General News of Sunday, 18 August 2019
Research by the Mythology Department of the University of Ghana has revealed high rate of suicidal tendencies among some pupils and students.
The Head of the Department, Professor Joseph Osafo, has consequently called on the Ghana Education Service (GES) to pay serious attention to mental health needs of pupils and students.
He said the findings by the department recently showed that one out of every four students in secondary schools in the Greater Accra Region had engaged in self-harm, including self-cutting and injuring themselves because they were going through some psychological problems.
The research findings, he said, also showed that one out of every five children had contemplated suicide.
Prof Osafo, who is also a clinical psychologist and suicidologist made the disclosures at a public lecture organised by the Ghana Psychological Association on ‘Attaining quality education: untying the knotty issues” in Accra on Friday.
While expressing concern about the high levels of mental issues related to students and pupils, Prof Osafo said the figures from the research were cause for worry to the nation and the quality of people it was producing from the schools.
“There have been instances where fathers were sleeping with their daughters and causing them to have abortions and so they go to school and they are not able to perform,” he said.
The psychologist explained that students were not only being stressed by the heap of curriculum but that even access to schools were stressful, adding that bullying was another major problem in the schools.
“The school systems, especially when it comes to access to the senior high schools and universities, were becoming stressful. It is horrible that in Ghana and Africa, passing examination is a problem and failing the examination too, is also a problem” he said.
Prof Osafo added that various governments had implemented and rolled out various policies in the education sector without the inputs of psychologists, stressing that it had created a gap in the sector.
On bullying, he said, it made students especially from the junior high school to senior high school, lose their self-esteem and confidence.
He explained that the needs of children were not taken into consideration as other parents or the school decided their area of study for them.
“We have had instances where children have killed themselves because they felt they had failed their parents (or not making good grades to pursue the course they (parent) want them to do,” he said.
While calling for clinical psychologists to be incorporated into the school system, he underscored the ‘need to build the capacity of teachers to detect some of the psychological cases among pupils and students for quick attention.
He further called on the government to take mental health seriously in schools while undertaking various social interventions to enrol more students in the schools.
The Principal of the ‘Comrade College of Education, Reverend Dr Kwesi Nkum-Wilson, also expressed concern about the curriculum being used to teach children right from the primary school to the university level.
Rev. Dr Nkum-Wilson, who is also a counselling psychologist, said the school system only motivated students to compete among themselves for grades and pass examinations instead of teaching them to develop themselves.
‘The school system must teach the children how to become independent after school while equipping them with skills to think critically, be creative, innovative and goal-getters who make use of opportunities given them,” he said.

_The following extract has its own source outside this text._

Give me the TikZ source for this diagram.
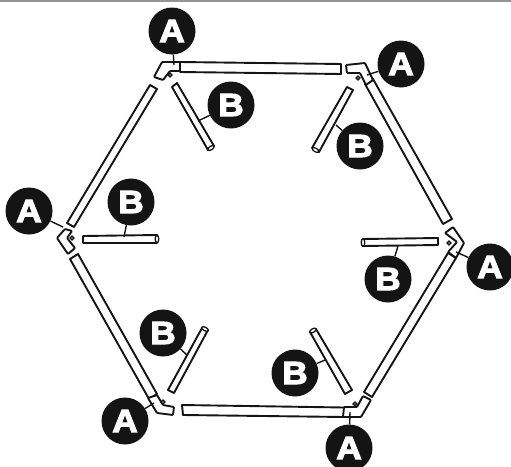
\documentclass[tikz,border=0pt]{standalone}
\usepackage{fontspec}
\newfontfamily\badgefont{Liberation Sans}[BoldFeatures={FakeBold=3.6,FakeStretch=1.1}]
\definecolor{ink}{HTML}{141414}
\tikzset{
  tube/.style={draw=ink,fill=white,line width=1.9pt,line join=round},
  elbow/.style={draw=ink,fill=white,line width=1.9pt,line join=round,rounded corners=0.8pt},
  nut/.style={draw=ink,fill=white,line width=1.4pt},
  rodend/.style={draw=ink,fill=white,line width=1.3pt},
  badge/.style={circle,fill=ink,text=white,minimum size=47pt,inner sep=0pt,font=\badgefont\bfseries\fontsize{32}{32}\selectfont},
  leader/.style={draw=ink,line width=1.4pt}
}
\begin{document}
\begin{tikzpicture}[x=1pt,y=-1pt]
\useasboundingbox (0,0) rectangle (511,466);
\fill[black!42] (0,0) rectangle (511,2);
% frame tubes
\draw[tube] (180,62)--(341,64)--(341,74)--(180,72)--cycle;
\draw[tube] (150,85)--(157,89)--(74,227)--(67,223)--cycle;
\draw[tube] (70,259)--(78,254)--(157,394)--(149,399)--cycle;
\draw[tube] (182,405)--(344,407.5)--(344,417)--(183,415)--cycle;
\draw[tube] (364,392)--(372,397)--(456,258)--(448,253)--cycle;
\draw[tube] (365,84)--(373,79)--(452,219)--(443,224)--cycle;
% corner elbows
\draw[elbow] (162,62)--(180,62)--(180,71)--(170,71)--(163,80)--(154,77)--cycle;
\draw[elbow] (346,65)--(365,63)--(373,80)--(366,85)--(360,73)--(347,73)--cycle;
\draw[elbow] (445,233)--(453,227)--(464,243)--(456,258)--(448,252)--(457,242)--cycle;
\draw[elbow] (344,407)--(357,407)--(363,396)--(371,400)--(361,417)--(343,417)--cycle;
\draw[elbow] (148,398)--(157,395)--(163,405)--(174,407)--(173,415)--(157,413)--cycle;
\draw[elbow] (65,229)--(72,231)--(67,238)--(75,248)--(68,254)--(57,238)--cycle;
% nuts
\draw[nut] (170,75) circle (1.8pt);
\draw[nut] (358,78) circle (1.8pt);
\draw[nut] (449,243) circle (1.8pt);
\draw[nut] (355,404) circle (1.8pt);
\draw[nut] (163,402) circle (1.8pt);
\draw[nut] (72,238) circle (1.8pt);
% loose rods
\draw[tube] (172,87)--(177,83)--(214,146)--(208,150)--cycle;
\draw[rodend] (211,148) ellipse [x radius=3.6pt,y radius=1.8pt,rotate=32];
\draw[tube] (347,87)--(353,90)--(319,152)--(312,148)--cycle;
\draw[rodend] (315.5,150) ellipse [x radius=3.6pt,y radius=1.8pt,rotate=-30];
\draw[tube] (83,236)--(157,235)--(157,243)--(83,243)--cycle;
\draw[rodend] (157,239) ellipse [x radius=1.8pt,y radius=3.8pt];
\draw[tube] (363,239)--(438,238)--(438,245)--(363,246)--cycle;
\draw[rodend] (363,242.5) ellipse [x radius=1.8pt,y radius=3.8pt];
\draw[tube] (310,332)--(316,329)--(352,390)--(345,394)--cycle;
\draw[rodend] (313,330.5) ellipse [x radius=3.6pt,y radius=1.8pt,rotate=30];
\draw[tube] (202,328)--(208,330)--(174,393)--(168,390)--cycle;
\draw[rodend] (205,329) ellipse [x radius=3.6pt,y radius=1.8pt,rotate=-28];
% badges
\node[badge] (a1) at (172,31) {A};
\node[badge] (a2) at (401,64) {A};
\node[badge] (a3) at (490,267) {A};
\node[badge] (a4) at (349,448) {A};
\node[badge] (a5) at (125,421) {A};
\node[badge] (a6) at (29,211) {A};
\node[badge] (b1) at (231,105) {B};
\node[badge] (b2) at (360,146) {B};
\node[badge] (b3) at (388,279) {B};
\node[badge] (b4) at (295,373) {B};
\node[badge] (b5) at (163,333) {B};
\node[badge] (b6) at (131,202) {B};
% leader ends
\coordinate (ta1) at (174,65);
\coordinate (ta2) at (367,75);
\coordinate (ta3) at (456,252);
\coordinate (ta4) at (350,412);
\coordinate (ta5) at (154,403);
\coordinate (ta6) at (63,227);
\coordinate (tb1) at (198,121);
\coordinate (tb2) at (336,125);
\coordinate (tb3) at (398,246);
\coordinate (tb4) at (325,360);
\coordinate (tb5) at (187,355);
\coordinate (tb6) at (124,237);
\draw[leader] (a1)--(ta1);
\draw[leader] (a2)--(ta2);
\draw[leader] (a3)--(ta3);
\draw[leader] (a4)--(ta4);
\draw[leader] (a5)--(ta5);
\draw[leader] (a6)--(ta6);
\draw[leader] (b1)--(tb1);
\draw[leader] (b2)--(tb2);
\draw[leader] (b3)--(tb3);
\draw[leader] (b4)--(tb4);
\draw[leader] (b5)--(tb5);
\draw[leader] (b6)--(tb6);
\end{tikzpicture}
\end{document}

He urged the government to supervise private schools more strictly saying some of them were stressing the children.
Support the Ministry
The Deputy Minister of Education. Mrs Gifty Twum Ampofo appealed to the association to develop guidelines on psycho-educational assessment in the school system for the purposes of identifying children with special needs: and remediation of same.
She also urged the association to help the ministry by conducting a policy-driven research to inform educational policies.
The President of the Ghana Psychological Association, Dr Erica Dickson said even though the education sector had good policies, there was the need to conduct research into these interventions to ascertain their impact and bow they could be modified for better outcomes.
She said psychologists were essential resources that the government could rely on to shape the young generation to be morally upright mentally and emotionally healthy.